For summer swim lessons in Miami, at your location does not mean isolated. A good coach ties your plan to the broader water world. If your goal is a family snorkeling trip, we practice mask clearing in the pool and then meet at a protected beach for a short session in gentle surf. If your teen wants to pass a lifeguard swim test, we tune flip turns and pace with a tempo trainer, then do a timed set to match the requirement. If your condo has no deep end, we add a session at a municipal pool when treading or diving must be tested. The home base is still your pool, but the program is wide enough to produce a complete swimmer.
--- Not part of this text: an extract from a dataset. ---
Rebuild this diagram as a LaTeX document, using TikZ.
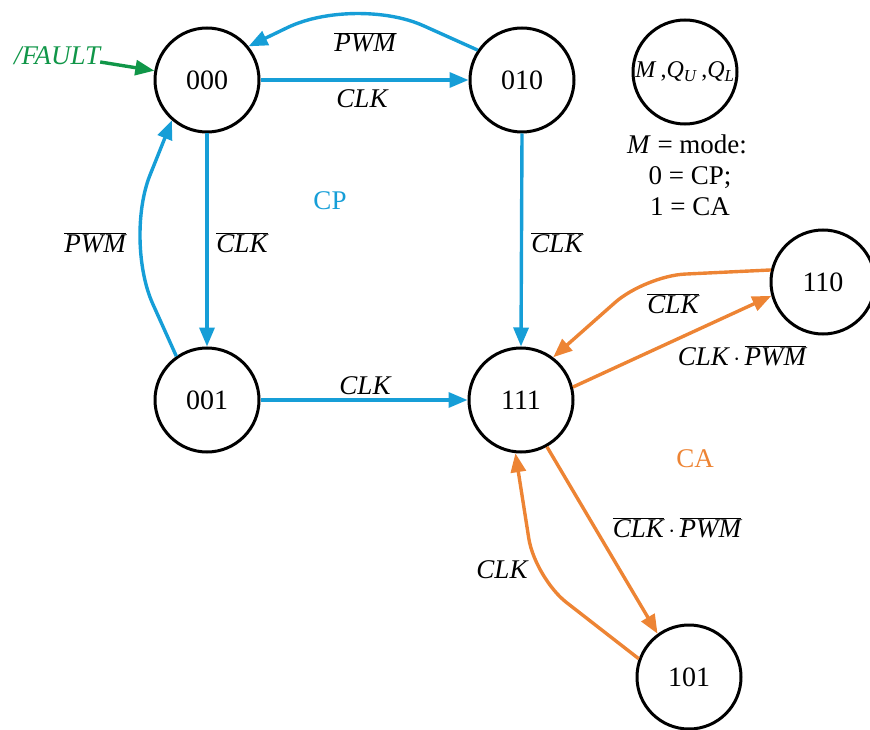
\documentclass[tikz,border=0pt]{standalone}
\usepackage{fontspec}
\setmainfont{Liberation Serif}
\usetikzlibrary{arrows.meta}
\definecolor{cpblue}{RGB}{22,158,215}
\definecolor{caorange}{RGB}{237,132,52}
\definecolor{fgreen}{RGB}{16,150,72}
\newcommand{\olbar}[1]{$\overline{\hbox{\itshape #1}}$}
\begin{document}
\begin{tikzpicture}[x=1pt,y=-1pt,
  state/.style={circle,draw=black,line width=3pt,minimum size=104pt,inner sep=0pt,font=\fontsize{28}{30}\selectfont},
  lbl/.style={font=\fontsize{27}{30}\selectfont\itshape,inner sep=0pt,anchor=base},
  txt/.style={font=\fontsize{27}{30}\selectfont,inner sep=0pt,anchor=base},
  tip/.style={-{Triangle[length=19pt,width=15pt]}},
  bluearrow/.style={draw=cpblue,line width=3.4pt,tip,fill=none},
  orangearrow/.style={draw=caorange,line width=3.4pt,tip,fill=none},
  greenarrow/.style={draw=fgreen,line width=3.4pt,tip,fill=none}
]
\useasboundingbox (0,0) rectangle (870,730);

% states
\node[state] (s000) at (207,80) {000};
\node[state] (s010) at (522,80) {010};
\node[state] (s001) at (207,400) {001};
\node[state] (s111) at (521,400) {111};
\node[state] (s110) at (823,282) {110};
\node[state] (s101) at (689,677) {101};
\node[state,font=\fontsize{24}{26}\selectfont] (legend) at (685,72)
  {\textit{M}\,,\textit{Q}\textsubscript{\textit{U}}\,,\textit{Q}\textsubscript{\textit{L}}};

% legend text
\node[txt] (lg1) at (687,154) {\textit{M} = mode:};
\node[txt] (lg2) at (690,185) {0 = CP;};
\node[txt] (lg3) at (690,215) {1 = CA};

% region labels
\node[txt,text=cpblue] (cp) at (330,210) {CP};
\node[txt,text=caorange] (ca) at (695,467) {CA};

% fault
\node[lbl,text=fgreen] (fault) at (57,65) {/FAULT};
\draw[greenarrow] (fault.east |- 0,62) -- (s000.170);

% CP transitions
\draw[bluearrow] (s000.east) -- (s010.west);
\node[lbl] (l1) at (362,108) {CLK};

\draw[bluearrow,rounded corners=75pt] (s010.146) -- (355,-5) -- (s000.39);
\node[lbl] (l2) at (365,52) {\olbar{PWM}};

\draw[bluearrow] (s000.south) -- (s001.north);
\node[lbl] (l3) at (242,252) {\olbar{CLK}};

\draw[bluearrow,rounded corners=70pt] (s001.125) -- (124,240) -- (s000.229);
\node[lbl] (l4) at (95,252) {\olbar{PWM}};

\draw[bluearrow] (s010.south) -- (s111.north);
\node[lbl] (l5) at (557,252) {\olbar{CLK}};

\draw[bluearrow] (s001.east) -- (s111.west);
\node[lbl] (l6) at (365,394) {CLK};

% CA transitions
\draw[orangearrow,rounded corners=40pt] (s110.167) -- (645,276) -- (s111.53);
\node[lbl] (l7) at (673,313) {\olbar{CLK}};

\draw[orangearrow] (s111.14) -- (s110.195);
\node[lbl] (l8) at (742,365) {CLK\,$\cdot$\,\olbar{PWM}};

\draw[orangearrow] (s111.299) -- (s101.126);
\node[lbl] (l9) at (677,537) {\olbar{CLK}\,$\cdot$\,\olbar{PWM}};

\draw[orangearrow,rounded corners=40pt] (s101.160) -- (535,578) -- (s111.264);
\node[lbl] (l10) at (502,578) {CLK};
\end{tikzpicture}
\end{document}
Getting started the right way

The best time to begin is before a deadline. If summer travel is in June, start in April. If your child takes time to warm up to new activities, plan a gentle ramp of once a week, then move to twice weekly in May. If you are an adult beginner in a condo building, pick the quietest hour you can find. Tell the front desk in advance. Bring a set of goggles that fit and a towel you like. Small comforts reduce friction.

If you are interviewing coaches for swimming lessons at your location in Miami, ask how they measure progress, and what they do when it stalls. Ask what their lightning policy is, how they handle a crying toddler, and whether they have worked in pools similar to yours. A confident answer will sound specific. I might say, for a narrow lap lane in a Brickell high rise, I run single-lane drills, use the wall for breath timing, and plan sessions around the noon lull when traffic is light. For a large, irregular backyard pool in Pinecrest with a sunshelf, I convert the shelf into a teaching platform, then use the deeper arc for confident glide work.

Mobile coaching is not glamorous. It is showing up on time with a clear plan and a bag of practical tools, again and again, until the swimmer owns the water instead of the other way around. That is where the work pays off, in an ordinary backyard, with a coach who knows Miami, your pool, and your goals.